While working for Arnold & Morgan, Wallace honed his interest in the lack of new models based on older styles of guitars. So he made a trip to the Gibson Guitar factory with a couple of his favorites in tow, a 1959 Les Paul and an ES-335. A Gibson designer used Wallace’s guitars as templates for a new model, and honored him with the Jimmy Wallace Les Paul, which some consider the Holy Grail for guitarists.
WALLACE JOINED BUGS Henderson & the Stratoblasters in the 1980s, along the way performing with Todd Rundgren, Lynyrd Skynyrd, the Cars, Phil Keaggy, Stephen Stills, Johnny Winter, Willie Nelson, Albert King, Gregg Allman, James Burton, and many more. After six years of playing in two bands he decided to part ways with Bugs and took the name Stratoblasters with him. “The Stratoblasters were originally Bugs Henderson & the Stratoblasters, with Bugs, Junior Clark, and myself. When I left the band, Bugs gave me permission to keep using the name, and there we went,” he said.

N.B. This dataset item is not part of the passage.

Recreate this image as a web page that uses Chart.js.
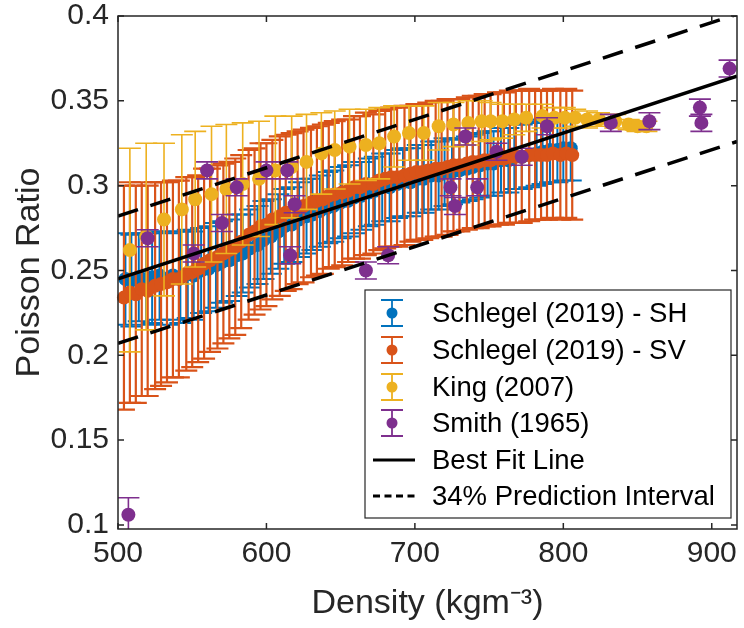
<!DOCTYPE html>
<html>
<head>
<meta charset="utf-8">
<script src="https://cdn.jsdelivr.net/npm/chart.js@4.4.0/dist/chart.umd.min.js"></script>
<style>
  html, body { margin: 0; padding: 0; background: #fff; }
</style>
</head>
<body>
<canvas id="myChart" width="744" height="628"></canvas>
<script>
// axis ticks
const xTicks = [500, 600, 700, 800, 900];
const yTicks = [0.1, 0.15, 0.2, 0.25, 0.3, 0.35, 0.4];

// Schlegel (2019) - SH
const shX = [505,509,514,519,523,528,533,537,542,547,551,556,561,566,570,575,580,584,589,594,598,603,608,612,617,622,627,631,636,641,645,650,655,659,664,669,673,678,683,688,692,697,702,706,711,716,720,725,730,735,739,744,749,753,758,763,767,772,777,782,786,791,796,800,805];
const shY = [.245,.244,.246,.245,.246,.247,.245,.247,.246,.248,.247,.250,.251,.253,.255,.256,.259,.260,.263,.265,.268,.270,.273,.276,.277,.280,.282,.283,.285,.287,.288,.290,.291,.293,.294,.296,.297,.299,.299,.301,.302,.302,.304,.304,.306,.306,.308,.308,.309,.310,.311,.312,.313,.313,.315,.315,.317,.317,.318,.319,.320,.321,.321,.322,.322];
const shErr = [.027,.027,.026,.027,.027,.026,.027,.026,.027,.026,.026,.025,.025,.025,.024,.024,.024,.023,.023,.023,.023,.022,.022,.022,.022,.022,.022,.021,.021,.021,.021,.021,.021,.021,.020,.020,.020,.020,.020,.020,.020,.020,.020,.020,.020,.020,.020,.019,.019,.019,.019,.019,.019,.019,.019,.019,.019,.019,.019,.019,.019,.019,.019,.019,.019];

// Schlegel (2019) - SV
const svX = [504,508,512,516,520,525,529,533,537,541,546,550,554,558,562,567,571,575,579,583,588,592,596,600,604,609,613,617,621,625,630,634,638,642,646,651,655,659,663,667,672,676,680,684,688,693,697,701,705,709,714,718,722,726,730,735,739,743,747,751,756,760,764,768,772,777,781,785,789,793,798,802,806];
const svY = [.234,.237,.236,.239,.238,.241,.242,.243,.245,.245,.248,.249,.251,.254,.256,.258,.260,.262,.264,.267,.271,.273,.276,.277,.280,.282,.284,.285,.287,.288,.290,.291,.292,.294,.295,.296,.297,.299,.299,.301,.301,.303,.304,.305,.305,.306,.307,.308,.308,.309,.310,.310,.311,.312,.312,.313,.314,.314,.315,.315,.316,.316,.317,.317,.317,.318,.318,.318,.318,.319,.318,.319,.318];
const svErr = [.066,.065,.064,.063,.062,.061,.060,.059,.058,.058,.057,.056,.055,.056,.054,.054,.053,.052,.052,.051,.050,.049,.049,.048,.047,.047,.046,.046,.045,.045,.044,.044,.044,.043,.043,.043,.042,.042,.042,.042,.041,.041,.041,.041,.041,.041,.040,.040,.040,.040,.040,.040,.040,.039,.039,.039,.039,.039,.039,.039,.039,.039,.039,.039,.039,.039,.038,.038,.038,.038,.038,.038,.038];

// King (2007)
const kingX = [508,519,531,543,552,563,573,584,595,606,617,627,637,646,656,667,676,686,696,706,716,726,736,745,751,759,767,775,786,794,801,808,816,824,835,844,850,856];
const kingY = [.262,.270,.280,.286,.292,.295,.298,.301,.304,.309,.311,.314,.319,.321,.323,.324,.325,.329,.331,.331,.335,.336,.337,.338,.338,.338,.339,.340,.341,.340,.340,.340,.339,.339,.338,.336,.335,.335];
const kingErr = [.060,.055,.045,.044,.040,.040,.038,.036,.034,.032,.030,.028,.024,.023,.022,.021,.021,.018,.016,.016,.014,.013,.013,.012,.011,.010,.009,.008,.007,.006,.006,.005,.005,.004,.004,.003,.003,.003];

// Smith (1965)
const smithX = [507,520,551,560,570,580,600,614,619,616,667,682,724,742,727,734,755,772,789,832,858,892,893,912];
const smithY = [.106,.269,.260,.309,.278,.299,.309,.309,.289,.259,.250,.259,.299,.299,.288,.329,.320,.317,.335,.337,.338,.346,.337,.369];
const smithErr = [.010,.005,.005,.005,.005,.005,.005,.005,.005,.005,.005,.005,.005,.005,.005,.005,.005,.005,.005,.005,.005,.005,.005,.005];

// fit and prediction interval
const fitX = [500, 917];
const fitY = [0.245, 0.3645];
const upperY = [0.282, 0.401];
const lowerY = [0.207, 0.326];

const FONT = "'Liberation Sans', Arial, Helvetica, sans-serif";
const AXIS = '#262626';

const toPoints = (xs, ys) => xs.map((x, i) => ({ x: x, y: ys[i] }));

const errSeries = (label, xs, ys, errs, color, barWidth, order) => ({
  type: 'scatter',
  label: label,
  data: toPoints(xs, ys),
  yErr: errs,
  barWidth: barWidth,
  backgroundColor: color,
  borderColor: color,
  borderWidth: 0,
  pointRadius: 7,
  pointHoverRadius: 7,
  clip: false,
  order: order
});

const lineSeries = (label, ys, dash, order) => ({
  type: 'line',
  label: label,
  data: toPoints(fitX, ys),
  borderColor: '#000',
  borderWidth: 3.5,
  borderDash: dash,
  pointRadius: 0,
  fill: false,
  order: order
});

// error bars are drawn just before each series' markers
const errorBars = {
  id: 'errorBars',
  beforeDatasetDraw(chart, args) {
    const ds = chart.data.datasets[args.index];
    if (!ds.yErr) return;
    const { ctx, chartArea, scales: { x, y } } = chart;
    ctx.save();
    ctx.beginPath();
    ctx.rect(chartArea.left, chartArea.top, chartArea.right - chartArea.left, chartArea.bottom - chartArea.top);
    ctx.clip();
    ctx.strokeStyle = ds.borderColor;
    ctx.lineWidth = ds.barWidth;
    const cap = 11;
    ds.data.forEach((p, i) => {
      const e = ds.yErr[i];
      const px = x.getPixelForValue(p.x);
      const top = y.getPixelForValue(p.y + e);
      const bot = y.getPixelForValue(p.y - e);
      ctx.beginPath();
      ctx.moveTo(px, top); ctx.lineTo(px, bot);
      ctx.moveTo(px - cap, top); ctx.lineTo(px + cap, top);
      ctx.moveTo(px - cap, bot); ctx.lineTo(px + cap, bot);
      ctx.stroke();
    });
    ctx.restore();
  }
};

// matlab style box with inward ticks
const axesBox = {
  id: 'axesBox',
  afterDatasetsDraw(chart) {
    const { ctx, chartArea: a, scales: { x, y } } = chart;
    const t = 6;
    ctx.save();
    ctx.strokeStyle = AXIS;
    ctx.lineWidth = 1.5;
    ctx.strokeRect(a.left, a.top, a.right - a.left, a.bottom - a.top);
    ctx.beginPath();
    xTicks.forEach((v) => {
      const px = x.getPixelForValue(v);
      ctx.moveTo(px, a.bottom); ctx.lineTo(px, a.bottom - t);
      ctx.moveTo(px, a.top); ctx.lineTo(px, a.top + t);
    });
    yTicks.forEach((v) => {
      const py = y.getPixelForValue(v);
      ctx.moveTo(a.left, py); ctx.lineTo(a.left + t, py);
      ctx.moveTo(a.right, py); ctx.lineTo(a.right - t, py);
    });
    ctx.stroke();
    ctx.restore();
  }
};

// legend box inside the axes, lower right
const boxLegend = {
  id: 'boxLegend',
  afterDraw(chart) {
    const ctx = chart.ctx;
    const bx = 365, by = 290, bw = 366, bh = 228;
    const rows = [313, 350, 387, 423, 460, 496];
    ctx.save();
    ctx.fillStyle = '#fff';
    ctx.fillRect(bx, by, bw, bh);
    ctx.strokeStyle = AXIS;
    ctx.lineWidth = 1.2;
    ctx.strokeRect(bx, by, bw, bh);
    const items = chart.data.datasets.filter((d) => d.label);
    items.forEach((ds, i) => {
      const yy = rows[i];
      if (ds.yErr) {
        const sx = 392;
        ctx.strokeStyle = ds.borderColor;
        ctx.lineWidth = 1.8;
        ctx.beginPath();
        ctx.moveTo(sx, yy - 13); ctx.lineTo(sx, yy + 13);
        ctx.moveTo(sx - 11, yy - 13); ctx.lineTo(sx + 11, yy - 13);
        ctx.moveTo(sx - 11, yy + 13); ctx.lineTo(sx + 11, yy + 13);
        ctx.stroke();
        ctx.fillStyle = ds.backgroundColor;
        ctx.beginPath();
        ctx.arc(sx, yy, 5.5, 0, Math.PI * 2);
        ctx.fill();
      } else {
        ctx.strokeStyle = '#000';
        ctx.lineWidth = 3;
        ctx.setLineDash(ds.borderDash.length ? [7, 4.5] : []);
        ctx.beginPath();
        ctx.moveTo(373, yy); ctx.lineTo(415, yy);
        ctx.stroke();
        ctx.setLineDash([]);
      }
      ctx.fillStyle = '#000';
      ctx.font = '27.5px ' + FONT;
      ctx.textBaseline = 'middle';
      ctx.textAlign = 'left';
      ctx.fillText(ds.label, 432, yy + 1);
    });
    ctx.restore();
  }
};

const generateChart = () => {
  const ctx = document.getElementById('myChart').getContext('2d');
  return new Chart(ctx, {
    data: {
      datasets: [
        errSeries('Schlegel (2019) - SH', shX, shY, shErr, '#0072BD', 2, 7),
        errSeries('Schlegel (2019) - SV', svX, svY, svErr, '#D95319', 2.2, 6),
        errSeries('King (2007)', kingX, kingY, kingErr, '#EDB120', 1.6, 5),
        errSeries('Smith (1965)', smithX, smithY, smithErr, '#7E2F8E', 1.6, 4),
        lineSeries('Best Fit Line', fitY, [], 3),
        lineSeries('34% Prediction Interval', upperY, [21, 13], 2),
        lineSeries('', lowerY, [21, 13], 1)
      ]
    },
    options: {
      responsive: false,
      animation: false,
      devicePixelRatio: 1,
      layout: { padding: { top: 16, right: 4, left: 0, bottom: 0 } },
      plugins: { legend: { display: false }, tooltip: { enabled: false } },
      scales: {
        x: {
          type: 'linear',
          min: 500,
          max: 917,
          afterBuildTicks: (s) => { s.ticks = xTicks.map((v) => ({ value: v })); },
          afterFit: (s) => { s.height = 99; s.paddingLeft = 0; s.paddingRight = 0; },
          grid: { display: false, drawTicks: false },
          border: { display: false },
          ticks: {
            color: AXIS,
            padding: 10,
            maxRotation: 0,
            autoSkip: false,
            font: { family: FONT, size: 30, lineHeight: 1 },
            callback: (v) => String(v)
          },
          title: {
            display: true,
            text: 'Density (kgm\u207B\u00B3)',
            color: AXIS,
            font: { family: FONT, size: 34 },
            padding: { top: 0, bottom: 4 }
          }
        },
        y: {
          type: 'linear',
          min: 0.0976,
          max: 0.4,
          afterBuildTicks: (s) => { s.ticks = yTicks.map((v) => ({ value: v })); },
          afterFit: (s) => { s.width = 118; s.paddingTop = 0; s.paddingBottom = 0; },
          grid: { display: false, drawTicks: false },
          border: { display: false },
          ticks: {
            color: AXIS,
            padding: 9,
            autoSkip: false,
            font: { family: FONT, size: 30, lineHeight: 1 },
            callback: (v) => String(v)
          },
          title: {
            display: true,
            text: 'Poisson Ratio',
            color: AXIS,
            font: { family: FONT, size: 34 },
            padding: { top: 9, bottom: 0 }
          }
        }
      }
    },
    plugins: [errorBars, axesBox, boxLegend]
  });
};

generateChart();
</script>
</body>
</html>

Through the years, the Stratoblasters have included singer John O’Daniel, bassists Bobby Chitwood, Randy Cates, James Anderson, and Mike Medina; and drummers Mike Arnold, Mike Gage and Mike Fialla. Guitarists have included Jerry Branch, Matt Tapp, Mike Clark, Joe Lee, and Wallace. The band has also showcased keyboardists such as Tommy Young, Shawn Ferris, and Johnny Marshall. Other subs have included Andy Timmons, Danny Sanchez, Chris Campbell, Rodney Johnson and Wilson Fisher. “I love the Stratoblasters. It’s like going home,” Wallace said.
“Somebody said the other day the Stratoblasters have so much firepower: three great guitar players, sometimes four, and then
John O’Daniel and two other voices that could front a band, and Mike Gage on drums and Randy Cates on bass.” That might be enough for an entrepreneur who sells enough guitars and pickups that he’s “probably going to reopen a retail store” this summer. “The pickups are doing really well in Japan. It’s vintage-based for 1950s or 1960s Strats and Telecasters.”
Then there are the “vacation” projects that Wallace likens to going on vacation. “They keep your passion up, keep you fresh, and on your toes,” he said. There’s The Guitar Army with Clark, Branch, Lance Lopez, Quinten Hope, and Wallace, with plans to work on an album. There’s The J’s with Branch, Jenny an Anthony Ayres, and Wallace who put out an album last year.
There’s the new blues-soul project with Rachel Stacy. “I’m just having fun,” said Wallace, who is now 59 years old. “At this point in my life, I just continue to pursue music projects and am taking the show to another level by occupying almost double the space.
While a lot of people would think about retiring or selling it, I’m just really enjoying myself. I’m saying go for it.” The “show,” of course, is the Dallas International Guitar Festival that Charley Wirz put together back in 1978 that now serves as a fairly common model. Today there are more than 2,000 guitar shows and festivals staged around the world, but the guitar show phenomenon actually began in Texas with Wirz’s idea of establishing and promoting a vintage guitar show similar to other collectible shows, with booths leased to dealers and collectors. Wallace and Mark Pollack took over the festival in 1989.this year, the 140,000-foot exhibition space will sprawl across the Centennial, Automobile, and Women’s buildings at Fair Park plus a covered outdoor stage for more than 100 musicians. Including the indoor stages, that makes four.